** PROBLEM TO WORK ON **
Retype, exactly as they stand, the lines from the start of the data to the line that contains "110, 115, 120]", both ends included. Leave the pictures out.

-=-=-

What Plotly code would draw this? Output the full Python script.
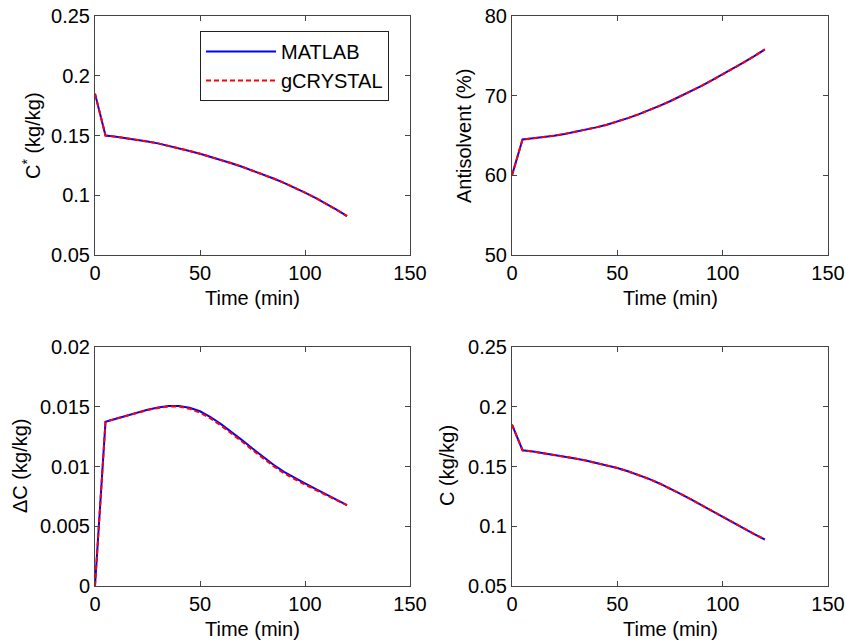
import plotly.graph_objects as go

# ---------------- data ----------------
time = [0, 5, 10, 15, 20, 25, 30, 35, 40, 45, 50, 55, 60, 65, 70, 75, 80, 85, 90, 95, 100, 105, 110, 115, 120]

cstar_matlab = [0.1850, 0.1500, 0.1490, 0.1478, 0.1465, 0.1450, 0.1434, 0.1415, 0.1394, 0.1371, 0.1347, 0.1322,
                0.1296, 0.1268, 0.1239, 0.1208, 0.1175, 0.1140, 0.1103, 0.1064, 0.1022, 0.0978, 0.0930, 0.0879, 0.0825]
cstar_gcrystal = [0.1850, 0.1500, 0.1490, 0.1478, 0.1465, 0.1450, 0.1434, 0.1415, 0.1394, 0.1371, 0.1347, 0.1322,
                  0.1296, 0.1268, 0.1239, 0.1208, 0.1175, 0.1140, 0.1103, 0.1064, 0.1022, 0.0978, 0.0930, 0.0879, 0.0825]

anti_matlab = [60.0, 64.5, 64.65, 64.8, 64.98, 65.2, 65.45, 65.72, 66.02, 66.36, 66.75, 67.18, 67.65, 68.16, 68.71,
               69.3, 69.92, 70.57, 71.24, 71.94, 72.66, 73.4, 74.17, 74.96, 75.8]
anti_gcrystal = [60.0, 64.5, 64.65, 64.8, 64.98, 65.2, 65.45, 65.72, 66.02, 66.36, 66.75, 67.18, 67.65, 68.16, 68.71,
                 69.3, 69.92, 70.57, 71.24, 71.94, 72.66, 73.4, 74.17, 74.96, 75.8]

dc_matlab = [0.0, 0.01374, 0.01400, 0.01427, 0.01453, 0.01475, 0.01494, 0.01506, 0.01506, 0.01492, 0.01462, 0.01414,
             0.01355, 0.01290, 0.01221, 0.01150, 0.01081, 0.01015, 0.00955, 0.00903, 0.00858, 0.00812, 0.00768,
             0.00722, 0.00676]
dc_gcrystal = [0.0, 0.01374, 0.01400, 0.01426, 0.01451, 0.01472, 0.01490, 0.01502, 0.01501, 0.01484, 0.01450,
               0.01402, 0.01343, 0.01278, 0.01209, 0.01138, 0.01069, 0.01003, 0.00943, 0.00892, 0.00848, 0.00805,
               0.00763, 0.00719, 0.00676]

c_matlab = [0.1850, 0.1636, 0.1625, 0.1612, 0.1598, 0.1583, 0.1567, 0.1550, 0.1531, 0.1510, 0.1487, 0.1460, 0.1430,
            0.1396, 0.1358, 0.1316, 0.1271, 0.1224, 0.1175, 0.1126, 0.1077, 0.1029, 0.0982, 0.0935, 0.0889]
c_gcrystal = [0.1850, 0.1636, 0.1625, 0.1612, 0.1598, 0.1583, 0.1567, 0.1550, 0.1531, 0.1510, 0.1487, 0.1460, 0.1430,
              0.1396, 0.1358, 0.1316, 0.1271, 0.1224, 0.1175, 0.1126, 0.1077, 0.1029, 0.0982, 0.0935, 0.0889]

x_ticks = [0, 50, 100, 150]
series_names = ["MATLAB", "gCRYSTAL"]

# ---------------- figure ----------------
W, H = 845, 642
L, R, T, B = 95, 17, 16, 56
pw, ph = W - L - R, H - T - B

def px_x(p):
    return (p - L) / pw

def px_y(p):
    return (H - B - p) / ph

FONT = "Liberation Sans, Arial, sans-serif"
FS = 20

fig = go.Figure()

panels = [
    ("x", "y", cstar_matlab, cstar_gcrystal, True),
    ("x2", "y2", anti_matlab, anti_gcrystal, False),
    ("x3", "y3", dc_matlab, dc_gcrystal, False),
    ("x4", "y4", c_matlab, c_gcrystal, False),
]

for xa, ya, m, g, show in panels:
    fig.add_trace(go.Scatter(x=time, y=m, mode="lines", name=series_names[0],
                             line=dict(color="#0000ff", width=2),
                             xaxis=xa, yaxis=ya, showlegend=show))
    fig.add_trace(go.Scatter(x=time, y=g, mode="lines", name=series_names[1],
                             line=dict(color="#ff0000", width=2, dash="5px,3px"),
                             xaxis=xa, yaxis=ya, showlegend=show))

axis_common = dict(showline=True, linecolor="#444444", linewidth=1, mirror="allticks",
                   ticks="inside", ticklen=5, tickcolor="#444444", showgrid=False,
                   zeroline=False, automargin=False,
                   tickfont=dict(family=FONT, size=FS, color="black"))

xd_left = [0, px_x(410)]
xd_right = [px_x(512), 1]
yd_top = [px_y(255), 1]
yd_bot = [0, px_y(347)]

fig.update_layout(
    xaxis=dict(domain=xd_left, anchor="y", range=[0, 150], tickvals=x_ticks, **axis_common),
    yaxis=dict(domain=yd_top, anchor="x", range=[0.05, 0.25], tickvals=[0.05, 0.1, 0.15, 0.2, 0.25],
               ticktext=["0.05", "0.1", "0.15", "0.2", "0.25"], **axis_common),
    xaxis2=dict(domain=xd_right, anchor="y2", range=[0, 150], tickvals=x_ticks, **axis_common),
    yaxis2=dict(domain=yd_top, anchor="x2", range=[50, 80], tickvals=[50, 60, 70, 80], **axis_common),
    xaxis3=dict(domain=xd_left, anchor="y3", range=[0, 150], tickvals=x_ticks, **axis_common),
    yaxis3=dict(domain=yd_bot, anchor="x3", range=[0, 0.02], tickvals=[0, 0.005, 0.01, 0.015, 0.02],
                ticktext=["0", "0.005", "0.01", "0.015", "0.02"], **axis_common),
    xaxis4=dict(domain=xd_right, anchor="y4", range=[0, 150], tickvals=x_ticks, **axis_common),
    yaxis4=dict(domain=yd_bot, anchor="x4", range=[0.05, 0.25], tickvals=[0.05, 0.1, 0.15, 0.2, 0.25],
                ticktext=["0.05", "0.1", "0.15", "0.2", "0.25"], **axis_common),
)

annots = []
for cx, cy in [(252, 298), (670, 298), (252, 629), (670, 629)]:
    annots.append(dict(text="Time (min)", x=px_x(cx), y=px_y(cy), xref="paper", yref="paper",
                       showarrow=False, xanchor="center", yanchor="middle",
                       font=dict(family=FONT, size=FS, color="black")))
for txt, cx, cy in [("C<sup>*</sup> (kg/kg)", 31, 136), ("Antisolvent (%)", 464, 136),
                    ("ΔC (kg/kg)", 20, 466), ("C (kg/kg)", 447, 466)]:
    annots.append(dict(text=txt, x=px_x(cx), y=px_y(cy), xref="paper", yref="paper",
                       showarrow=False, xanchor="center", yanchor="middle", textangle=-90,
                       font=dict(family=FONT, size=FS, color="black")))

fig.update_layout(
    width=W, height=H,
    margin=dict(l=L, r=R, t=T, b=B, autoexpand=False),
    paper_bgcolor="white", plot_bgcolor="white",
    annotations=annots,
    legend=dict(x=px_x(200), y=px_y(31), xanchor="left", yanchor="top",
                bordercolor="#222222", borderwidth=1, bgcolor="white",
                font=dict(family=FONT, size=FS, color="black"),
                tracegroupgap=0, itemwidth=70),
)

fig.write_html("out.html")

-=-=-

** WRITTEN RESPONSE **
What Plotly code would draw this? Output the full Python script.
import plotly.graph_objects as go

# ---------------- data ----------------
time = [0, 5, 10, 15, 20, 25, 30, 35, 40, 45, 50, 55, 60, 65, 70, 75, 80, 85, 90, 95, 100, 105, 110, 115, 120]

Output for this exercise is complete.